Researchers on Friday disclosed a number of vulnerabilities on the SureMDM device management platform marketed by India-based company 42 Gears that, when combined, could allow attackers to launch a supply chain attack on the platform.
In a blog post, researchers at Immersive Labs said the vulnerabilities affected the platform’s web console and its Linux agent. At least one of the vulnerabilities was considered critical, and between November 2021 and January 2022, the researchers said 42 Gears released a series of updates.
According to the Immersive Labs researchers, the more concerning set of vulnerabilities were the ones affecting the web console. These vulnerabilities could have let an attacker gain code execution over individual devices, desktops or servers using the SureMDM web dashboard. By chaining the vulnerabilities affecting the web console together, an attacker could disable security tools and install malware or other malicious code onto every Linux, MacOS or Android device with SureMDM installed.
The industry has seen more and more attackers focusing their effort on supply chain attacks as a way of amplifying their impact, with one recent example being Kaseya, said Jossef Harush, director of supply chain engineering at Checkmarx.
“We believe that the volume of supply chain attacks will increase in the upcoming years,” Harush said. “Vendors that provide such software should make the maximum effort to prevent those kinds of vulnerabilities, utilizing static analysis tools in the SDLC process.”
The vulnerabilities discovered in the 42 Gears SureMDM cloud-based device management solution by researchers at Immersive Labs are a big deal, said Casey Bisson, head of product growth at BluBracket. Bisson said individually, they are all problematic, but collectively they constitute a very serious risk for users. Additionally, Bisson said the workflow that led to a team building and shipping an app with so many vulnerabilities is particularly worrisome, even if we do not yet know the widespread impact of the vulnerabilities.
“Vulnerabilities like these are the unfortunate byproduct of the speed with which software is developed and shipped,” Bission said. “It’s easy to criticize each of them as obvious or easy to avoid with good engineering, but the reality is that many of these types of vulnerabilities are fairly common. Organizations have no idea what risks they have in their code because they don’t scan for them. There’s a systemic breakdown of processes and the application of key technologies that are allowing these vulnerabilities to get to market.”
42 Gears has become widely enough used to attract the attention of Immersive Labs, which is the most relevant data point here, said Casey Ellis, founder and CTO at Bugcrowd. Ellis said these vulnerabilities look to be fairly impactful, but what’s interesting is the amount of cooperation and collaboration in the timeline.
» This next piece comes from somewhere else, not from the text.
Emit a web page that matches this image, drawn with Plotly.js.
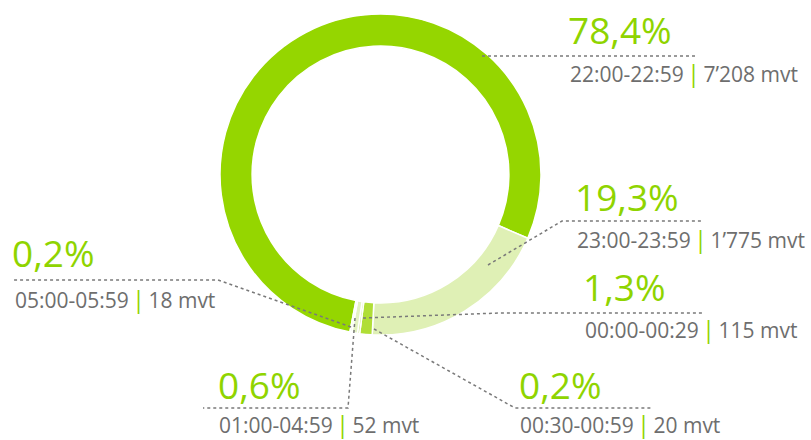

“Ideally, software would be perfect — but we know this isn’t always the case,” Ellis said. “After all, humans are responsible for writing it. The timeline and associated narrative demonstrates openness from 42 Gears in responding to external security feedback, and highly organized and professional conduct from Immersive Labs to ensure their research — and the subsequent protection of the users of 42 Gears — was as complete and conducted in as safe a manner as possible.”